Biodiversity: The Forest Perspective
This year, the main theme of the World Environment Day being biodiversity, it is important to remember forests, which are critical for the balance of the Earth and our long term survival.
What is the issue?
More than 10 million different species of animals, plants, and micro-organisms live on the Earth. All these creatures and the habitats in which they live represent the world’s biological diversity, also known as biodiversity.
Forest biodiversity holds the most diverse ecosystems on land, as they are home to the vast majority of the world’s species. Forests cover around 4 billion hectares of the land and each year trees clean our air, absorbing around 1.5 gigatonnes of CO2 and releasing oxygen that is necessary for humans and all animals on land. Trees also remove other pollutants from the air and have an ability to cool our air temperatures reducing the formation of ground-level ozone which can cause heart and lung problems.
However, forest biodiversity is threatened by rapid deforestation, degradation and fires. It is estimated, that we are losing 12 million hectares of forest a year, much of it being tropical rainforest with its unique and colourful biodiversity.
Why is it important?
The world’s forests are in trouble. Forest loss means not only increased carbon emissions, but also high costs in terms of diminished livelihoods and cultural values. According to the World Wildlife Fund (WWF), nearly 20% of the Amazon forest was lost over the last 50 years, not to mention other forests in Indonesia, Congo or Australia. In fact, it is not only the trees – every day different plants, animals and insects are disappearing.

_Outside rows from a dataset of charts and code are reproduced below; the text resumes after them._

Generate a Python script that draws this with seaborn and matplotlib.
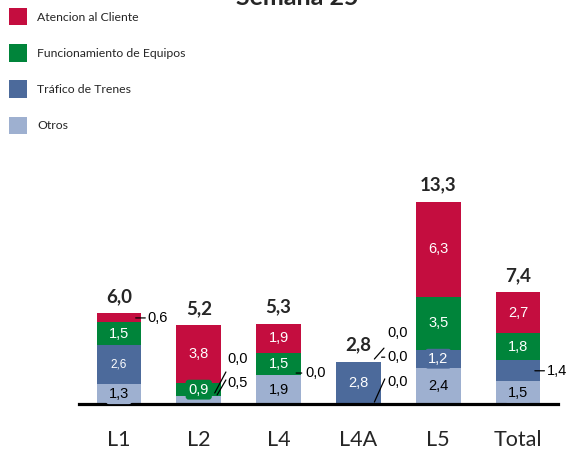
import matplotlib
matplotlib.use("Agg")
import matplotlib.pyplot as plt
from matplotlib.patches import Patch
import seaborn as sns
import pandas as pd

# Data
categories = ["L1", "L2", "L4", "L4A", "L5", "Total"]
otros = [1.3, 0.5, 1.9, 0.0, 2.4, 1.5]
trafico = [2.6, 0.0, 0.0, 2.8, 1.2, 1.4]
funcionamiento = [1.5, 0.9, 1.5, 0.0, 3.5, 1.8]
atencion = [0.6, 3.8, 1.9, 0.0, 6.3, 2.7]
totals = [6.0, 5.2, 5.3, 2.8, 13.3, 7.4]

series_names = ["Otros", "Tráfico de Trenes", "Funcionamiento de Equipos", "Atencion al Cliente"]
series_values = [otros, trafico, funcionamiento, atencion]
colors = ["#9EB0D0", "#4C6A9B", "#00843A", "#C40D3F"]
text_colors = ["black", "white", "white", "white"]

sns.set_style("white")
plt.rcParams["font.family"] = ["Liberation Sans", "DejaVu Sans"]

fig = plt.figure(figsize=(5.73, 4.51), dpi=100)
ax = fig.add_axes([79 / 573, 47 / 451, 479 / 573, 14 * 15.1 / 451])

# Stacked bars: draw the cumulative heights from the top layer down
df = pd.DataFrame({"cat": categories})
cum = [0.0] * len(categories)
cums = []
for vals in series_values:
    cum = [c + v for c, v in zip(cum, vals)]
    cums.append(list(cum))

for k in reversed(range(len(series_values))):
    df["h"] = cums[k]
    sns.barplot(data=df, x="cat", y="h", color=colors[k], saturation=1,
                width=0.56, linewidth=0, ax=ax)

# Segment labels, callouts for the small segments
callouts = {
    (0, 3): [(0.21, 0.0), (0.33, 0.0), (0.36, 0.0)],
    (1, 1): [(0.20, 0.23), (0.34, 1.62), (0.36, 2.48)],
    (1, 0): [(0.23, 0.35), (0.34, 1.34), (0.36, 1.14)],
    (2, 1): [(0.22, 0.15), (0.29, 0.15), (0.33, 0.15)],
    (3, 3): [(0.20, 0.18), (0.32, 0.90), (0.36, 1.90)],
    (3, 2): [(0.29, 0.30), (0.33, 0.30), (0.36, 0.31)],
    (3, 0): [(0.20, 0.13), (0.33, 1.66), (0.36, 1.46)],
    (5, 1): [(0.21, 0.0), (0.33, 0.0), (0.36, 0.0)],
}

for i in range(len(categories)):
    bottom = 0.0
    for k, vals in enumerate(series_values):
        v = vals[i]
        mid = bottom + v / 2
        label = f"{v:.1f}".replace(".", ",")
        if (i, k) in callouts:
            start, end, txt = callouts[(i, k)]
            ax.annotate("", xy=(i + start[0], mid + start[1]),
                        xytext=(i + end[0], mid + end[1]),
                        arrowprops=dict(arrowstyle="-", lw=0.9, color="black",
                                        shrinkA=0, shrinkB=0))
            ax.text(i + txt[0], mid + txt[1], label, ha="left", va="center",
                    fontsize=10.5, color="black")
        elif v > 0:
            size = 8.5 if (i, k) == (0, 1) else 10.5
            ax.text(i, mid, label, ha="center", va="center", fontsize=size,
                    color=text_colors[k],
                    bbox=dict(boxstyle="round,pad=0.2", fc=colors[k], ec="none"))
        bottom += v

# Totals on top
for i, t in enumerate(totals):
    ax.annotate(f"{t:.1f}".replace(".", ","), xy=(i, cums[-1][i]),
                xytext=(0, 6), textcoords="offset points",
                ha="center", va="bottom", fontsize=13.5, fontweight="bold",
                family="Lato", annotation_clip=False)

ax.set_ylim(0, 14)
ax.set_xlim(-0.5, 5.5)
ax.set_xlabel("")
ax.set_ylabel("")
ax.set_yticks([])
for side in ["top", "left", "right"]:
    ax.spines[side].set_visible(False)
ax.spines["bottom"].set_linewidth(2.3)
ax.spines["bottom"].set_color("black")
ax.tick_params(axis="x", length=0, pad=19)
for lab in ax.get_xticklabels():
    lab.set_fontfamily("Lato")
    lab.set_fontsize(15.5)
ax.patch.set_alpha(0)

# Legend (top-left)
handles = [Patch(facecolor=colors[k], edgecolor="none") for k in [3, 2, 1, 0]]
labels = [series_names[k] for k in [3, 2, 1, 0]]
fig.legend(handles, labels, loc="upper left", bbox_to_anchor=(9 / 573, 1 - 8 / 451),
           frameon=False, prop=dict(family="Lato", size=8.8),
           handlelength=1.5, handleheight=1.8, handletextpad=0.8,
           labelspacing=1.55, borderpad=0, borderaxespad=0)

fig.text(297 / 573, 1 - 5 / 451, "Semana 25", ha="center", va="baseline",
         fontsize=18, fontweight="bold", family="Lato")

fig.savefig("out.png", dpi=100)
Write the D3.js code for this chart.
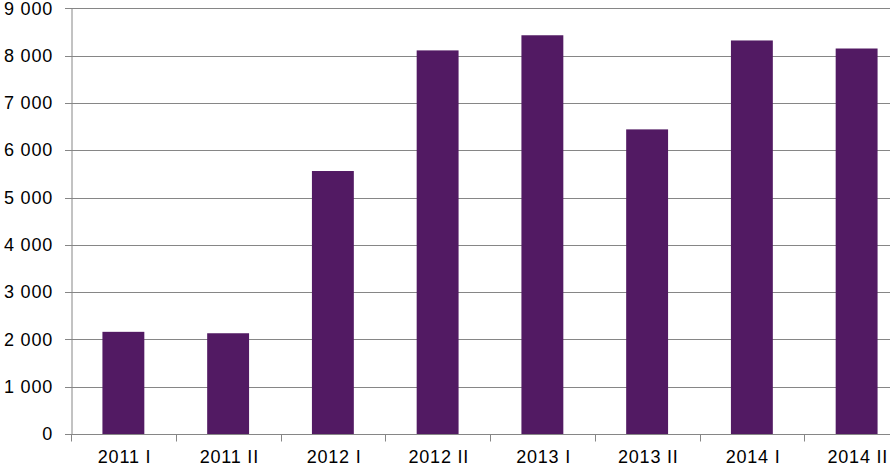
<!DOCTYPE html>
<html><head><meta charset="utf-8">
<script src="https://cdn.jsdelivr.net/npm/d3@7/dist/d3.min.js"></script>
<style>body{margin:0;background:#fff;}svg{display:block;}</style>
</head><body>
<svg id="c" width="890" height="466"></svg>
<script>
const categories = ["2011 I","2011 II","2012 I","2012 II","2013 I","2013 II","2014 I","2014 II"];
const values = [2160, 2130, 5560, 8110, 8430, 6440, 8320, 8150];
const yTicks = [0,1000,2000,3000,4000,5000,6000,7000,8000,9000];

const svg = d3.select("#c");
const mLeft = 71, mRight = 909, mTop = 8.3, mBottom = 434;
const x = d3.scaleBand().domain(categories).range([mLeft, mRight]).paddingInner(0.6).paddingOuter(0.3);
const xb = d3.scaleBand().domain(categories).range([mLeft, mRight]);
const y = d3.scaleLinear().domain([0, 9000]).range([mBottom, mTop]);
const fmt = v => d3.format(",")(v).replace(/,/g, " ");
const font = "'Liberation Sans', Arial, sans-serif";
const grey = "#868686";

// gridlines
svg.append("g").selectAll("line").data(yTicks).join("line")
  .attr("x1", mLeft - 6).attr("x2", 890)
  .attr("y1", d => Math.round(y(d)) + 0.5).attr("y2", d => Math.round(y(d)) + 0.5)
  .attr("stroke", grey).attr("stroke-width", 1);

// y axis
const ya = svg.append("g").attr("transform", `translate(${mLeft + 0.5},0)`)
  .call(d3.axisLeft(y).tickValues(yTicks).tickFormat(fmt).tickSize(0).tickPadding(18.5));
ya.select(".domain").attr("stroke", grey);
ya.selectAll("text").attr("font-family", font).attr("font-size", 18)
  .attr("letter-spacing", 0.8).attr("fill", "#000");

// bars
svg.append("g").selectAll("rect").data(values).join("rect")
  .attr("x", (d, i) => x(categories[i]))
  .attr("width", x.bandwidth())
  .attr("y", d => y(d))
  .attr("height", d => mBottom - y(d))
  .attr("fill", "#521a63");

// x axis
const xa = svg.append("g").attr("transform", `translate(0,${mBottom + 0.5})`);
xa.append("line").attr("x1", mLeft).attr("x2", 890).attr("stroke", grey);
xa.selectAll("line.t").data(categories.concat(["end"])).join("line").attr("class","t")
  .attr("x1", (d, i) => Math.round(mLeft + i * xb.step()) + 0.5)
  .attr("x2", (d, i) => Math.round(mLeft + i * xb.step()) + 0.5)
  .attr("y1", 0).attr("y2", 7).attr("stroke", grey);
xa.selectAll("text").data(categories).join("text")
  .attr("x", d => xb(d) + xb.bandwidth() / 2 + 1.2)
  .attr("y", 28.5)
  .attr("text-anchor", "middle")
  .attr("font-family", font).attr("font-size", 18)
  .attr("letter-spacing", 0.8).attr("fill", "#000")
  .text(d => d);
</script>
</body></html>
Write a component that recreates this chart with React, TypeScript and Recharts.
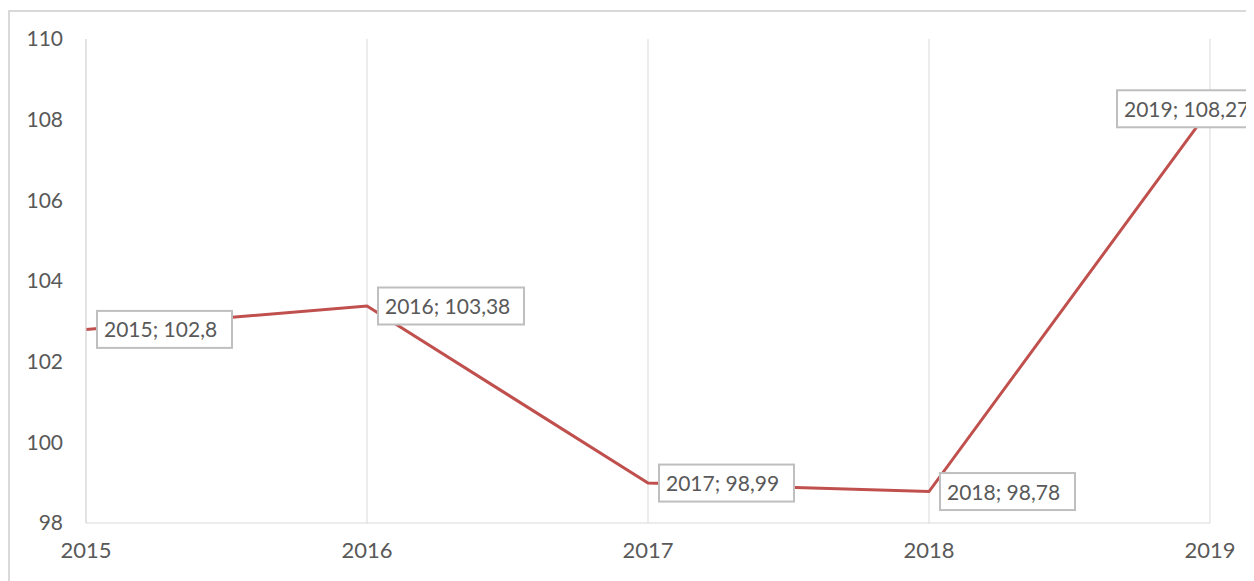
import { LineChart, Line, XAxis, YAxis, CartesianGrid, LabelList } from 'recharts';

const years = ['2015', '2016', '2017', '2018', '2019'];
const values = [102.8, 103.38, 98.99, 98.78, 108.27];
const yTicks = [98, 100, 102, 104, 106, 108, 110];

const chartData = years.map((y, i) => ({ year: y, value: values[i] }));

const FONT = 'Lato, "Liberation Sans", sans-serif';
const TEXT = '#595959';

function PointLabel(props: any) {
  const { x, y, index } = props;
  const d = chartData[index];
  const text = `${d.year}; ${String(d.value).replace('.', ',')}`;
  const w = text.length * 11 + 14;
  const h = 37;
  const last = index === chartData.length - 1;
  const left = last ? x - 93 : x + 11;
  return (
    <g>
      <rect x={left} y={y - h / 2} width={w} height={h} fill="#fff" stroke="#bfbfbf" strokeWidth={2} />
      <text x={left + 7} y={y + 8} fill={TEXT} fontSize={21} fontFamily={FONT}>
        {text}
      </text>
    </g>
  );
}

export default function App() {
  return (
    <div style={{ width: 1246, height: 573, overflow: 'hidden' }}>
      <div style={{ marginTop: 2, width: 1300, height: 600, border: '2px solid #d9d9d9' }}>
        <LineChart width={1300} height={600} data={chartData} margin={{ top: 27, right: 100, bottom: 49, left: 20 }}>
          <CartesianGrid vertical horizontal={false} stroke="#d9d9d9" />
          <XAxis
            dataKey="year"
            stroke="#d9d9d9"
            tickLine={false}
            tickSize={0}
            tickMargin={19}
            height={40}
            tick={{ fill: TEXT, fontSize: 22, fontFamily: FONT }}
          />
          <YAxis
            domain={[98, 110]}
            ticks={yTicks}
            width={56}
            stroke="#d9d9d9"
            tickLine={false}
            tickSize={0}
            tickMargin={23}
            tick={{ fill: TEXT, fontSize: 21, fontFamily: FONT }}
          />
          <Line
            type="linear"
            dataKey="value"
            stroke="#C0504D"
            strokeWidth={3}
            dot={false}
            isAnimationActive={false}
          >
            <LabelList dataKey="value" content={<PointLabel />} />
          </Line>
        </LineChart>
      </div>
    </div>
  );
}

Furthermore, billions of people, nearly 25% of the world’s population, many of whom are the poorest, depend on the forests for their livelihoods. Forests provide around $100 billion a year in essential goods and services like clean water and healthy soil. What is more, preventing the loss of forest ecosystems and promoting their restoration could have a potential to contribute to nearly one-third of the total climate change mitigation, which is required by 2030 to meet the targets set by the Paris Agreement.

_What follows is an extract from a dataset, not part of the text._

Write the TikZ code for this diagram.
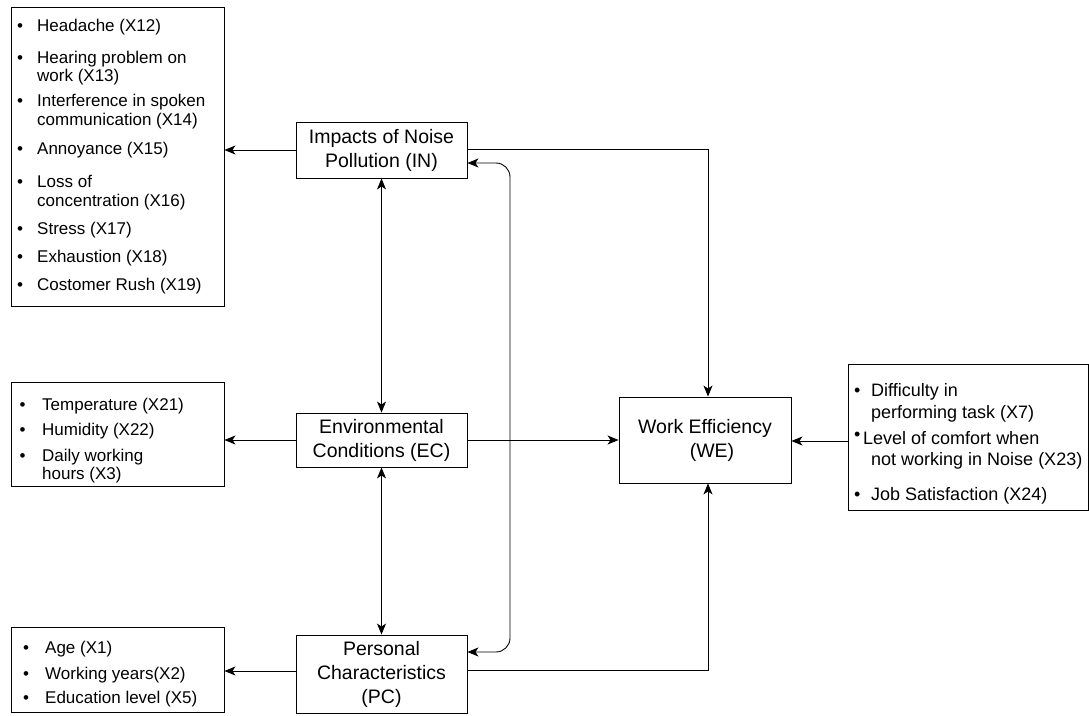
\documentclass[tikz,border=0pt]{standalone}
\usepackage{fontspec}
\setmainfont{Liberation Sans}
\usetikzlibrary{arrows.meta,calc}
\newcommand\lbul[1]{\makebox[#1][l]{\textbullet}}
\newcommand\lind[1]{\hspace*{#1}}
\begin{document}
\begin{tikzpicture}[x=1pt,y=-1pt,
  box/.style={draw=black, line width=0.9pt, inner sep=0pt},
  mid/.style={box, minimum width=171pt, font=\fontsize{19.5}{24}\selectfont, align=center},
  lst/.style={inner sep=0pt, anchor=north west, align=left},
  arr/.style={line width=0.9pt, -{Stealth[length=11pt,width=9pt,inset=3pt]}},
  dbl/.style={line width=0.9pt, {Stealth[length=11pt,width=9pt,inset=3pt]}-{Stealth[length=11pt,width=9pt,inset=3pt]}},
]
\useasboundingbox (0,0) rectangle (1089,715);

% list boxes
\node[box, minimum width=213pt, minimum height=299pt] (L1) at (117.5,156.5) {};
\node[box, minimum width=213pt, minimum height=104pt] (L2) at (117.5,434) {};
\node[box, minimum width=213pt, minimum height=85pt] (L3) at (117.5,669.5) {};
\node[box, minimum width=240pt, minimum height=146pt] (R) at (968,437) {};

% main boxes
\node[mid, minimum height=56pt] (IN) at (381.5,150) {Impacts of Noise\\Pollution (IN)};
\node[mid, minimum height=54pt] (EC) at (381.5,440) {Environmental\\Conditions (EC)};
\node[mid, minimum height=78pt] (PC) at (381.5,674) {Personal\\Characteristics\\(PC)};
\node[mid, minimum width=172pt, minimum height=86pt] (WE) at (705,440) {Work Efficiency\\\hspace*{14pt}(WE)};

% list texts
\node[lst, font=\fontsize{17}{18.5}\selectfont] (T1) at (17,18.6) {%
\lbul{20pt}Headache (X12)\\[13.5pt]
\lbul{20pt}Hearing problem on\\
\lind{20pt}work (X13)\\[6.5pt]
\lbul{20pt}Interference in spoken\\
\lind{20pt}communication (X14)\\[10.5pt]
\lbul{20pt}Annoyance (X15)\\[14.5pt]
\lbul{20pt}Loss of\\[0.5pt]
\lind{20pt}concentration (X16)\\[9.5pt]
\lbul{20pt}Stress (X17)\\[9.5pt]
\lbul{20pt}Exhaustion (X18)\\[9.5pt]
\lbul{20pt}Costomer Rush (X19)};

\node[lst, font=\fontsize{17}{18}\selectfont] (T2) at (19.5,397.6) {%
\lbul{22.5pt}Temperature (X21)\\[7pt]
\lbul{22.5pt}Humidity (X22)\\[8pt]
\lbul{22.5pt}Daily working\\
\lind{22.5pt}hours (X3)};

\node[lst, font=\fontsize{17}{18}\selectfont] (T3) at (23,640.6) {%
\lbul{22pt}Age (X1)\\[8pt]
\lbul{22pt}Working years(X2)\\[6pt]
\lbul{22pt}Education level (X5)};

\node[lst, font=\fontsize{18}{20}\selectfont] (T4) at (854,383.3) {%
\lbul{17pt}Difficulty in\\[2pt]
\lind{17pt}performing task (X7)\\[6pt]
\makebox[9pt][l]{\raisebox{4pt}{\textbullet}}Level of comfort when\\[1pt]
\lind{17pt}not working in Noise (X23)\\[15pt]
\lbul{17pt}Job Satisfaction (X24)};

% connectors
\coordinate (bend) at (510,400);
\draw[arr] (IN.west) -- (L1.east |- IN.west);
\draw[arr] (EC.west) -- (L2.east |- EC.west);
\draw[arr] (PC.west |- 0,671) -- (L3.east |- 0,671);
\draw[arr] (IN.east |- 0,149) -| ($(WE.north)+(3,0)$);
\draw[arr] (EC.east) -- (WE.west |- EC.east);
\draw[arr] (PC.east |- 0,670) -| ($(WE.south)+(3,0)$);
\draw[arr] (R.west |- 0,441) -- (WE.east |- 0,441);
\draw[dbl] (IN.south) -- (EC.north);
\draw[dbl] (EC.south) -- (PC.north);
\draw[dbl, rounded corners=14pt] (IN.east |- 0,163) -| (bend) |- (PC.east |- 0,652);
\end{tikzpicture}
\end{document}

Policies that promote privatisation, increased exports and international trade naturally lead to a significant rise in extensive land estates used to produce and export wood. It is estimated that the world has nearly 850 million hectares of degraded forests which could likely be restored to regain lost biodiversity.
What can be done to protect forests and its biodiversity?
In order to protect forests drastic measures of action must be established that would lead to a reduced energy consumption and paper use. We could all build resilience to climate change and protect future generations in a few ways:
We can look for products certified as fairtrade or simply choose items coming from responsible managed or sustainable forests. It can have a massive impact on the supplier’s side if more and more people demand less harmful products.
This one may sound like an obvious one – plant at least one tree in your lifetime. Many people claim it to be a joyful thing to do as they can watch it grow and develop over the years.
Recycling paper is another great way to reduce paper use. Some interesting facts to encourage paper recycling:
One tonne of office paper uses 24 trees
One tonne of newsprint uses 12 trees
One tonne of coated magazine paper uses almost 8 trees
Avoid buying products that contain palm oil. According to the WWF, an area equivalent of 300 football fields of rainforests is wiped each hour for a palm oil production. Around 85% of all palm oil globally is exported from South East Asian countries such as Indonesia and Malaysia and most of the time palm oil is produced using unsustainable measures.
We can all share the message and encourage our family members, friends and colleagues to live in a way that does no harm to the environment. Spreading awareness about how trees are being destroyed at an alarming rate can have a great impact and help prevent deforestation.
It is time to get proactive and involved – the World Environment Day 2020 can be the day to start taking action.